Il n'a pas été arrêté. Le jour de sa condamnation, il s'est même permis de défier tout le monde en paradant devant ses partisans et en clamant, sourire aux lèvres : "Qu'ils viennent m'arrêter !" C'est un fait important, car Milorad Dodik est un personnage incontournable, président depuis 2006, et incarne un glissement nationaliste et révisionniste.
Lui qui reconnaissait autrefois le massacre de Srebrenica le conteste aujourd’hui. Il accumule les provocations, comme l'inauguration d’un centre universitaire Radovan Karadžić, du nom de l’ancien dirigeant condamné pour crimes contre l'humanité.
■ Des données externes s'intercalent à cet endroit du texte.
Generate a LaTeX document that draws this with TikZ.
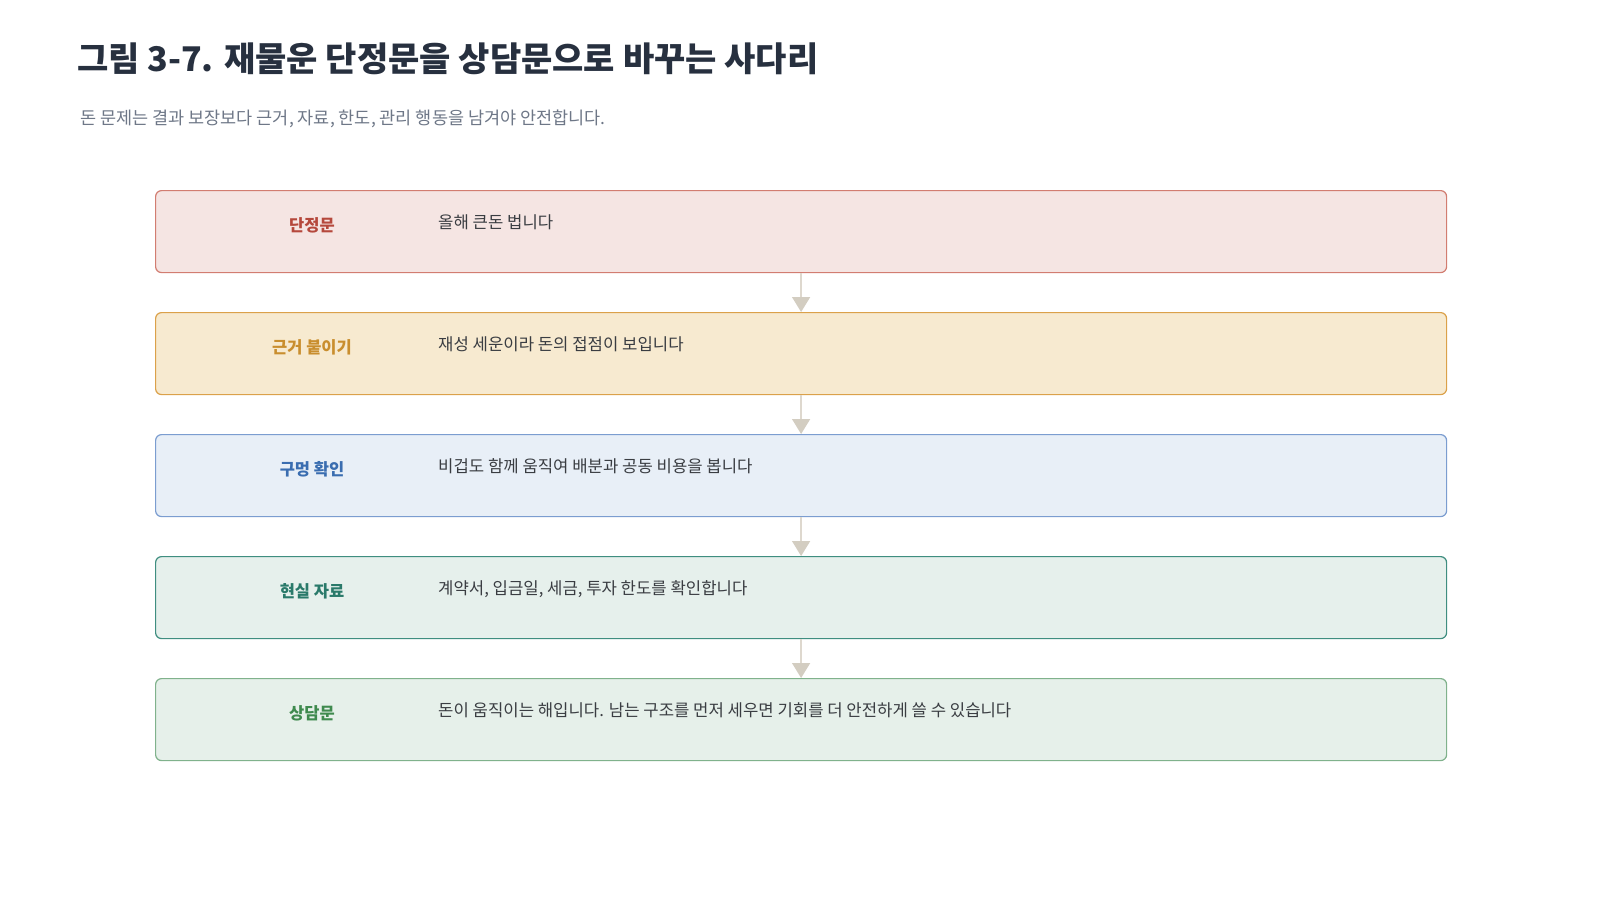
\documentclass[tikz,border=0pt]{standalone}
\usepackage{fontspec}
\setmainfont{Noto Sans CJK KR}
\usetikzlibrary{arrows.meta}
\definecolor{titlec}{HTML}{27303F}
\definecolor{subc}{HTML}{6E7787}
\definecolor{bodyc}{HTML}{3A3D42}
\definecolor{linec}{HTML}{DED8CE}
\definecolor{tipc}{HTML}{D3CDC1}
\definecolor{f1}{HTML}{F5E5E3}\definecolor{d1}{HTML}{D27D71}\definecolor{t1}{HTML}{B5483C}
\definecolor{f2}{HTML}{F7EAD0}\definecolor{d2}{HTML}{DBA14A}\definecolor{t2}{HTML}{C98E2E}
\definecolor{f3}{HTML}{E8EFF7}\definecolor{d3}{HTML}{7B9DD0}\definecolor{t3}{HTML}{3A6DB0}
\definecolor{f4}{HTML}{E6F0EC}\definecolor{d4}{HTML}{3F8E80}\definecolor{t4}{HTML}{2A7A6A}
\definecolor{f5}{HTML}{E6F0EA}\definecolor{d5}{HTML}{80B28C}\definecolor{t5}{HTML}{3F8A4E}
\tikzset{
  stagebox/.style={draw=#1, line width=1.2pt, rounded corners=6pt, minimum width=1291pt, minimum height=82pt, anchor=north west, inner sep=0pt},
  stagelabel/.style={text=#1, anchor=base, inner sep=0pt, font=\fontsize{16.5}{19}\selectfont\bfseries},
  stagebody/.style={text=bodyc, anchor=base west, inner sep=0pt, font=\fontsize{16.7}{19}\selectfont},
  flow/.style={draw=linec, line width=1.5pt, -{Triangle[width=18pt,length=15pt,color=tipc]}, shorten >=0pt}
}
\begin{document}
\begin{tikzpicture}[x=1pt,y=-1pt]
\useasboundingbox[fill=white] (0,0) rectangle (1600,900);
\node[anchor=base west, inner sep=0pt, text=titlec, font=\fontsize{34}{40}\selectfont\bfseries] (title) at (77,71.5) {그림 3-7. 재물운 단정문을 상담문으로 바꾸는 사다리};
\node[anchor=base west, inner sep=0pt, text=subc, font=\fontsize{17.5}{21}\selectfont] (subtitle) at (80,124) {돈 문제는 결과 보장보다 근거, 자료, 한도, 관리 행동을 남겨야 안전합니다.};
% boxes
\node[stagebox=d1, fill=f1] (b1) at (155,190) {};
\node[stagebox=d2, fill=f2] (b2) at (155,312) {};
\node[stagebox=d3, fill=f3] (b3) at (155,434) {};
\node[stagebox=d4, fill=f4] (b4) at (155,556) {};
\node[stagebox=d5, fill=f5] (b5) at (155,678) {};
% labels
\node[stagelabel=t1] (l1) at (312,231.5) {단정문};
\node[stagelabel=t2] (l2) at (312,353.5) {근거 붙이기};
\node[stagelabel=t3] (l3) at (312,475.5) {구멍 확인};
\node[stagelabel=t4] (l4) at (312,597.5) {현실 자료};
\node[stagelabel=t5] (l5) at (312,719.5) {상담문};
% bodies
\node[stagebody] (c1) at (438,228.5) {올해 큰돈 법니다};
\node[stagebody] (c2) at (438,350.5) {재성 세운이라 돈의 접점이 보입니다};
\node[stagebody] (c3) at (438,472.5) {비겁도 함께 움직여 배분과 공동 비용을 봅니다};
\node[stagebody] (c4) at (438,594.5) {계약서, 입금일, 세금, 투자 한도를 확인합니다};
\node[stagebody] (c5) at (438,716.5) {돈이 움직이는 해입니다. 남는 구조를 먼저 세우면 기회를 더 안전하게 쓸 수 있습니다};
% connectors
\draw[flow] (b1.south) -- (b2.north);
\draw[flow] (b2.south) -- (b3.north);
\draw[flow] (b3.south) -- (b4.north);
\draw[flow] (b4.south) -- (b5.north);
\end{tikzpicture}
\end{document}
Un allié historique de la Serbie et de la Russie
Moscou souffle sur les braises, et Dodik devait d’ailleurs se rendre au Kremlin cette semaine. Une agitation séparatiste prorusse qui rappelle étrangement un scénario connu dans un passé récent, en Géorgie ou dans le Donbass en Ukraine.
Si Dodik n'est pas arrêté, l'autorité du pays est totalement bafouée. Mais si son arrestation se passe mal, la situation pourrait s'embraser. Dans une région où les plaies du passé sont encore vives, l'air de la guerre n'a jamais vraiment quitté l'atmosphère.